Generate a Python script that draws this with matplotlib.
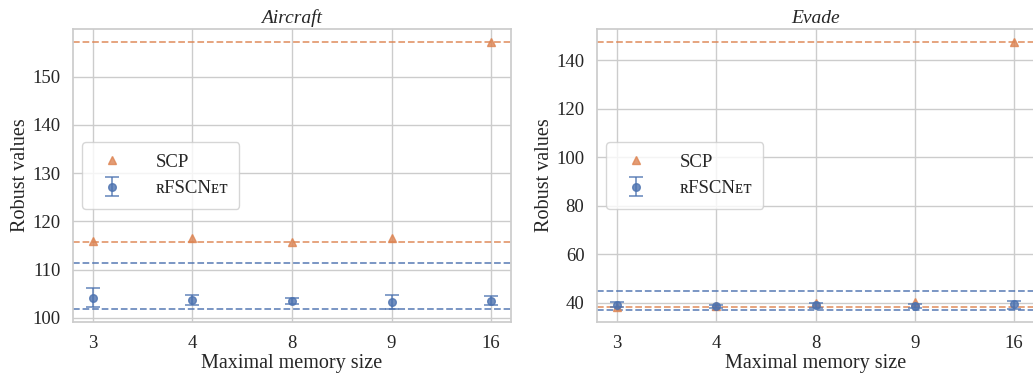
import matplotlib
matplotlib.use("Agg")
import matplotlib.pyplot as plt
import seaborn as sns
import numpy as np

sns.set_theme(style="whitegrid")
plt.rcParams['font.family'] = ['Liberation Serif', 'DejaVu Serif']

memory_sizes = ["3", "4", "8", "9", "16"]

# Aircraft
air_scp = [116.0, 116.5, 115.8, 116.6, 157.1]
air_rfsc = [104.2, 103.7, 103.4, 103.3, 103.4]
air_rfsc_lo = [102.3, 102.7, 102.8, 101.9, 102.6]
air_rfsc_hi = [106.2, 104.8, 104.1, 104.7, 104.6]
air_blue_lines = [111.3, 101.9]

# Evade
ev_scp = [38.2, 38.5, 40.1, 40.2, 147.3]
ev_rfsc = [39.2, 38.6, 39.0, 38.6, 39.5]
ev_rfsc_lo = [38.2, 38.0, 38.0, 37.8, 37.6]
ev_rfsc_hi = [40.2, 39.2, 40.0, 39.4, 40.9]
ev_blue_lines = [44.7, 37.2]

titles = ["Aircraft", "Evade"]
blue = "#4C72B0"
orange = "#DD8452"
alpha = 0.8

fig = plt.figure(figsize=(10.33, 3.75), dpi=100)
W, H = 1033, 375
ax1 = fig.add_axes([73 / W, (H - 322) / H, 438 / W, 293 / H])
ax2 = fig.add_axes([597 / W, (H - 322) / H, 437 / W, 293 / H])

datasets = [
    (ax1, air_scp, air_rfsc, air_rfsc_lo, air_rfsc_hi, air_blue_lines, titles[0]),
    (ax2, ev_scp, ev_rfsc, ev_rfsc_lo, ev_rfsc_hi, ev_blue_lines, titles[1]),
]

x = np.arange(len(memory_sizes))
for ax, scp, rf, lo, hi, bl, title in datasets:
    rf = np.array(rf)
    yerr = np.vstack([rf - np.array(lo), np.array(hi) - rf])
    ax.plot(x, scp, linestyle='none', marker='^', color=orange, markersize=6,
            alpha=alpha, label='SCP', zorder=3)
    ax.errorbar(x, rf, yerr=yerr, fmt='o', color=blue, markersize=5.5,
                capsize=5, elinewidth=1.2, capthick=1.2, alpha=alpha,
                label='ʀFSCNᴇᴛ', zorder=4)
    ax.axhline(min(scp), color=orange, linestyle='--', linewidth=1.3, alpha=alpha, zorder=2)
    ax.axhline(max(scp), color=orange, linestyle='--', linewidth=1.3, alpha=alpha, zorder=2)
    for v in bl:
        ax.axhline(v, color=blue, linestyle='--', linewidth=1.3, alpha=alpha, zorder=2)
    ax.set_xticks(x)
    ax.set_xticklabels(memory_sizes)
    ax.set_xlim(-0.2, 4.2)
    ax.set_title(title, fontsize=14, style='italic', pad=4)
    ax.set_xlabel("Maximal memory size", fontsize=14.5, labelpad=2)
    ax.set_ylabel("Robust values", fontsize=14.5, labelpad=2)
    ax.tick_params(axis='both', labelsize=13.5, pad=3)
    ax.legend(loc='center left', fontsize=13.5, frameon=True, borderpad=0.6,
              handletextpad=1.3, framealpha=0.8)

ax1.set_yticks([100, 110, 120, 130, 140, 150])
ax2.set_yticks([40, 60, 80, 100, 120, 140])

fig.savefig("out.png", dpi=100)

##########

▸ Exercise aim
Repeat the material above word for word and skip every image in it.

▸ Answer below
Generate a Python script that draws this with matplotlib.
import matplotlib
matplotlib.use("Agg")
import matplotlib.pyplot as plt
import seaborn as sns
import numpy as np

sns.set_theme(style="whitegrid")
plt.rcParams['font.family'] = ['Liberation Serif', 'DejaVu Serif']

memory_sizes = ["3", "4", "8", "9", "16"]

# Aircraft
air_scp = [116.0, 116.5, 115.8, 116.6, 157.1]
air_rfsc = [104.2, 103.7, 103.4, 103.3, 103.4]
air_rfsc_lo = [102.3, 102.7, 102.8, 101.9, 102.6]
air_rfsc_hi = [106.2, 104.8, 104.1, 104.7, 104.6]
air_blue_lines = [111.3, 101.9]

# Evade
ev_scp = [38.2, 38.5, 40.1, 40.2, 147.3]
ev_rfsc = [39.2, 38.6, 39.0, 38.6, 39.5]
ev_rfsc_lo = [38.2, 38.0, 38.0, 37.8, 37.6]
ev_rfsc_hi = [40.2, 39.2, 40.0, 39.4, 40.9]
ev_blue_lines = [44.7, 37.2]

titles = ["Aircraft", "Evade"]
blue = "#4C72B0"
orange = "#DD8452"
alpha = 0.8

fig = plt.figure(figsize=(10.33, 3.75), dpi=100)
W, H = 1033, 375
ax1 = fig.add_axes([73 / W, (H - 322) / H, 438 / W, 293 / H])
ax2 = fig.add_axes([597 / W, (H - 322) / H, 437 / W, 293 / H])

datasets = [
    (ax1, air_scp, air_rfsc, air_rfsc_lo, air_rfsc_hi, air_blue_lines, titles[0]),
    (ax2, ev_scp, ev_rfsc, ev_rfsc_lo, ev_rfsc_hi, ev_blue_lines, titles[1]),
]

x = np.arange(len(memory_sizes))
for ax, scp, rf, lo, hi, bl, title in datasets:
    rf = np.array(rf)
    yerr = np.vstack([rf - np.array(lo), np.array(hi) - rf])
    ax.plot(x, scp, linestyle='none', marker='^', color=orange, markersize=6,
            alpha=alpha, label='SCP', zorder=3)
    ax.errorbar(x, rf, yerr=yerr, fmt='o', color=blue, markersize=5.5,
                capsize=5, elinewidth=1.2, capthick=1.2, alpha=alpha,
                label='ʀFSCNᴇᴛ', zorder=4)
    ax.axhline(min(scp), color=orange, linestyle='--', linewidth=1.3, alpha=alpha, zorder=2)
    ax.axhline(max(scp), color=orange, linestyle='--', linewidth=1.3, alpha=alpha, zorder=2)
    for v in bl:
        ax.axhline(v, color=blue, linestyle='--', linewidth=1.3, alpha=alpha, zorder=2)
    ax.set_xticks(x)
    ax.set_xticklabels(memory_sizes)
    ax.set_xlim(-0.2, 4.2)
    ax.set_title(title, fontsize=14, style='italic', pad=4)
    ax.set_xlabel("Maximal memory size", fontsize=14.5, labelpad=2)
    ax.set_ylabel("Robust values", fontsize=14.5, labelpad=2)
    ax.tick_params(axis='both', labelsize=13.5, pad=3)
    ax.legend(loc='center left', fontsize=13.5, frameon=True, borderpad=0.6,
              handletextpad=1.3, framealpha=0.8)

ax1.set_yticks([100, 110, 120, 130, 140, 150])
ax2.set_yticks([40, 60, 80, 100, 120, 140])

fig.savefig("out.png", dpi=100)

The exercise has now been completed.